---------- PROVIDED DATA ----------

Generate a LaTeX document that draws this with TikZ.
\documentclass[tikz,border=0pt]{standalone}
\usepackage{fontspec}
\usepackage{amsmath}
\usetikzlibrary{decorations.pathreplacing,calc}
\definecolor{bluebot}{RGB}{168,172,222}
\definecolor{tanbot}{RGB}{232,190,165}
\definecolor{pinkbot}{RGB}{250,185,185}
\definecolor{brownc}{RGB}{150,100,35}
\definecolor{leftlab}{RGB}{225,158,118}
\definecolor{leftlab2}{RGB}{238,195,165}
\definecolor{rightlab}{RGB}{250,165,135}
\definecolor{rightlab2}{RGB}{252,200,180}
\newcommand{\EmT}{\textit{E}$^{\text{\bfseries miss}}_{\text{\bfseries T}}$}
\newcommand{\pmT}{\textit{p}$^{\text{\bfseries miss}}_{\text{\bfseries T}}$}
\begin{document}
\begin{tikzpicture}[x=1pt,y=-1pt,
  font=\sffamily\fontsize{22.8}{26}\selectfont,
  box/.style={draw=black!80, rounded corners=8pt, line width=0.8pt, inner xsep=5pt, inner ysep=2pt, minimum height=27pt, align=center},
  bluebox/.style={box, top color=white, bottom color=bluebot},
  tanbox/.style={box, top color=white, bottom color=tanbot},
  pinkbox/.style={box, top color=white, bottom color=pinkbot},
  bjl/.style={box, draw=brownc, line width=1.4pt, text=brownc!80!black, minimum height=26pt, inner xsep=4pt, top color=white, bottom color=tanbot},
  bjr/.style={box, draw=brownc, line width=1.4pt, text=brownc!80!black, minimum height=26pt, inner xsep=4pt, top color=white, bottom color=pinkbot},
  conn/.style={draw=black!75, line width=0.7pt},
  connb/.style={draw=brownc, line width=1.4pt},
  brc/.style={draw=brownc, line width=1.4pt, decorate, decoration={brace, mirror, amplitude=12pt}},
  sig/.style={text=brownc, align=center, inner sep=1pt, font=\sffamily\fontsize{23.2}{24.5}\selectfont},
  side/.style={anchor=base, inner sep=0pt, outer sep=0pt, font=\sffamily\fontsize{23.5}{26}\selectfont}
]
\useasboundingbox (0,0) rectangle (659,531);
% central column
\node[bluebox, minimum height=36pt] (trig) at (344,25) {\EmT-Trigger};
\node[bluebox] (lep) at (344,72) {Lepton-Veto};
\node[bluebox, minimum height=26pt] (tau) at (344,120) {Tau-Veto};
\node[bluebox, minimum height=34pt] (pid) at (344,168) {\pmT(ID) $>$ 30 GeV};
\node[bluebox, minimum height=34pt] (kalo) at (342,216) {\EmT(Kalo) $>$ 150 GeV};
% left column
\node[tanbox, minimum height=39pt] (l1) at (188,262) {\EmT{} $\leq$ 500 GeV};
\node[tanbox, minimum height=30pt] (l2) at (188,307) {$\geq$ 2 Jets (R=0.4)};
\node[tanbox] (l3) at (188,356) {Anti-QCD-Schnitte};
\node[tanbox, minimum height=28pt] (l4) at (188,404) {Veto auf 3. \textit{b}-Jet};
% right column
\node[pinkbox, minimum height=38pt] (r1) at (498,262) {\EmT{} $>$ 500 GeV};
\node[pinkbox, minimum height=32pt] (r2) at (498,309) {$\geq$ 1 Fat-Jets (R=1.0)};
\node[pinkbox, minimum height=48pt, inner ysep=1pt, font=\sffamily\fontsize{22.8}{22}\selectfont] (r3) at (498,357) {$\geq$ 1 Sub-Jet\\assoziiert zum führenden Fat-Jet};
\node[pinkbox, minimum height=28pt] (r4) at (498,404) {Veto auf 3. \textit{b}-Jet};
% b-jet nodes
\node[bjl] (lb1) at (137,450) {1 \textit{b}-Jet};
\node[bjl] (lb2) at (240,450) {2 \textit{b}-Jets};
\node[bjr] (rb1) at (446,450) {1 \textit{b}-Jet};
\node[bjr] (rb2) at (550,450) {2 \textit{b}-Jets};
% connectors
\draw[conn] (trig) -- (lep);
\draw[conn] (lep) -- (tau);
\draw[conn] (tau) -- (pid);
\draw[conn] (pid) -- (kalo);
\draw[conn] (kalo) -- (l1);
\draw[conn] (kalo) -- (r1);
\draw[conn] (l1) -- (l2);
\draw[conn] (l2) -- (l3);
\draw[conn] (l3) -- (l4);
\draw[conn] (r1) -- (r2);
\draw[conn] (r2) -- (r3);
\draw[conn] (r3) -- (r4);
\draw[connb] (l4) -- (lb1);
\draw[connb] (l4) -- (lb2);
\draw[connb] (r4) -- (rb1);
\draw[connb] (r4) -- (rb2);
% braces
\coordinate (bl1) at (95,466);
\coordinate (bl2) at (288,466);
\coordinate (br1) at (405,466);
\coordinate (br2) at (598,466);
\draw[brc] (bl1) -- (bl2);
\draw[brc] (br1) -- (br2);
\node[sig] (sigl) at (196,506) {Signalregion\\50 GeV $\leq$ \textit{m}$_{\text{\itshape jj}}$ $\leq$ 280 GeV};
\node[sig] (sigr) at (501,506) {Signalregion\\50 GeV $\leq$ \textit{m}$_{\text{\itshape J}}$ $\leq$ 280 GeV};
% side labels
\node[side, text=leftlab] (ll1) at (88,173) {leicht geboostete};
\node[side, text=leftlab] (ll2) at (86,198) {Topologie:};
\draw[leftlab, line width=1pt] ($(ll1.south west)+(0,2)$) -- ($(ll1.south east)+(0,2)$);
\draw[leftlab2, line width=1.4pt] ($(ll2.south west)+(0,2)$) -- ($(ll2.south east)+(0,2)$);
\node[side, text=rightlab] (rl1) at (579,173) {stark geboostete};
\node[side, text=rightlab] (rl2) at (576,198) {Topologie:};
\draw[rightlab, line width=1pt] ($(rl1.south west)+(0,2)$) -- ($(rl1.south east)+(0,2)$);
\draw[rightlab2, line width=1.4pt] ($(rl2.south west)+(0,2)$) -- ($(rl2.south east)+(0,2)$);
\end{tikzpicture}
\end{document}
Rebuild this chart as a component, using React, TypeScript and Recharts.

----------

DO THIS: Extract all of the data shown above without alteration.

SOLUTION TO THE PROBLEM:
Generate a LaTeX document that draws this with TikZ.
\documentclass[tikz,border=0pt]{standalone}
\usepackage{fontspec}
\usepackage{amsmath}
\usetikzlibrary{decorations.pathreplacing,calc}
\definecolor{bluebot}{RGB}{168,172,222}
\definecolor{tanbot}{RGB}{232,190,165}
\definecolor{pinkbot}{RGB}{250,185,185}
\definecolor{brownc}{RGB}{150,100,35}
\definecolor{leftlab}{RGB}{225,158,118}
\definecolor{leftlab2}{RGB}{238,195,165}
\definecolor{rightlab}{RGB}{250,165,135}
\definecolor{rightlab2}{RGB}{252,200,180}
\newcommand{\EmT}{\textit{E}$^{\text{\bfseries miss}}_{\text{\bfseries T}}$}
\newcommand{\pmT}{\textit{p}$^{\text{\bfseries miss}}_{\text{\bfseries T}}$}
\begin{document}
\begin{tikzpicture}[x=1pt,y=-1pt,
  font=\sffamily\fontsize{22.8}{26}\selectfont,
  box/.style={draw=black!80, rounded corners=8pt, line width=0.8pt, inner xsep=5pt, inner ysep=2pt, minimum height=27pt, align=center},
  bluebox/.style={box, top color=white, bottom color=bluebot},
  tanbox/.style={box, top color=white, bottom color=tanbot},
  pinkbox/.style={box, top color=white, bottom color=pinkbot},
  bjl/.style={box, draw=brownc, line width=1.4pt, text=brownc!80!black, minimum height=26pt, inner xsep=4pt, top color=white, bottom color=tanbot},
  bjr/.style={box, draw=brownc, line width=1.4pt, text=brownc!80!black, minimum height=26pt, inner xsep=4pt, top color=white, bottom color=pinkbot},
  conn/.style={draw=black!75, line width=0.7pt},
  connb/.style={draw=brownc, line width=1.4pt},
  brc/.style={draw=brownc, line width=1.4pt, decorate, decoration={brace, mirror, amplitude=12pt}},
  sig/.style={text=brownc, align=center, inner sep=1pt, font=\sffamily\fontsize{23.2}{24.5}\selectfont},
  side/.style={anchor=base, inner sep=0pt, outer sep=0pt, font=\sffamily\fontsize{23.5}{26}\selectfont}
]
\useasboundingbox (0,0) rectangle (659,531);
% central column
\node[bluebox, minimum height=36pt] (trig) at (344,25) {\EmT-Trigger};
\node[bluebox] (lep) at (344,72) {Lepton-Veto};
\node[bluebox, minimum height=26pt] (tau) at (344,120) {Tau-Veto};
\node[bluebox, minimum height=34pt] (pid) at (344,168) {\pmT(ID) $>$ 30 GeV};
\node[bluebox, minimum height=34pt] (kalo) at (342,216) {\EmT(Kalo) $>$ 150 GeV};
% left column
\node[tanbox, minimum height=39pt] (l1) at (188,262) {\EmT{} $\leq$ 500 GeV};
\node[tanbox, minimum height=30pt] (l2) at (188,307) {$\geq$ 2 Jets (R=0.4)};
\node[tanbox] (l3) at (188,356) {Anti-QCD-Schnitte};
\node[tanbox, minimum height=28pt] (l4) at (188,404) {Veto auf 3. \textit{b}-Jet};
% right column
\node[pinkbox, minimum height=38pt] (r1) at (498,262) {\EmT{} $>$ 500 GeV};
\node[pinkbox, minimum height=32pt] (r2) at (498,309) {$\geq$ 1 Fat-Jets (R=1.0)};
\node[pinkbox, minimum height=48pt, inner ysep=1pt, font=\sffamily\fontsize{22.8}{22}\selectfont] (r3) at (498,357) {$\geq$ 1 Sub-Jet\\assoziiert zum führenden Fat-Jet};
\node[pinkbox, minimum height=28pt] (r4) at (498,404) {Veto auf 3. \textit{b}-Jet};
% b-jet nodes
\node[bjl] (lb1) at (137,450) {1 \textit{b}-Jet};
\node[bjl] (lb2) at (240,450) {2 \textit{b}-Jets};
\node[bjr] (rb1) at (446,450) {1 \textit{b}-Jet};
\node[bjr] (rb2) at (550,450) {2 \textit{b}-Jets};
% connectors
\draw[conn] (trig) -- (lep);
\draw[conn] (lep) -- (tau);
\draw[conn] (tau) -- (pid);
\draw[conn] (pid) -- (kalo);
\draw[conn] (kalo) -- (l1);
\draw[conn] (kalo) -- (r1);
\draw[conn] (l1) -- (l2);
\draw[conn] (l2) -- (l3);
\draw[conn] (l3) -- (l4);
\draw[conn] (r1) -- (r2);
\draw[conn] (r2) -- (r3);
\draw[conn] (r3) -- (r4);
\draw[connb] (l4) -- (lb1);
\draw[connb] (l4) -- (lb2);
\draw[connb] (r4) -- (rb1);
\draw[connb] (r4) -- (rb2);
% braces
\coordinate (bl1) at (95,466);
\coordinate (bl2) at (288,466);
\coordinate (br1) at (405,466);
\coordinate (br2) at (598,466);
\draw[brc] (bl1) -- (bl2);
\draw[brc] (br1) -- (br2);
\node[sig] (sigl) at (196,506) {Signalregion\\50 GeV $\leq$ \textit{m}$_{\text{\itshape jj}}$ $\leq$ 280 GeV};
\node[sig] (sigr) at (501,506) {Signalregion\\50 GeV $\leq$ \textit{m}$_{\text{\itshape J}}$ $\leq$ 280 GeV};
% side labels
\node[side, text=leftlab] (ll1) at (88,173) {leicht geboostete};
\node[side, text=leftlab] (ll2) at (86,198) {Topologie:};
\draw[leftlab, line width=1pt] ($(ll1.south west)+(0,2)$) -- ($(ll1.south east)+(0,2)$);
\draw[leftlab2, line width=1.4pt] ($(ll2.south west)+(0,2)$) -- ($(ll2.south east)+(0,2)$);
\node[side, text=rightlab] (rl1) at (579,173) {stark geboostete};
\node[side, text=rightlab] (rl2) at (576,198) {Topologie:};
\draw[rightlab, line width=1pt] ($(rl1.south west)+(0,2)$) -- ($(rl1.south east)+(0,2)$);
\draw[rightlab2, line width=1.4pt] ($(rl2.south west)+(0,2)$) -- ($(rl2.south east)+(0,2)$);
\end{tikzpicture}
\end{document}
Rebuild this chart as a component, using React, TypeScript and Recharts.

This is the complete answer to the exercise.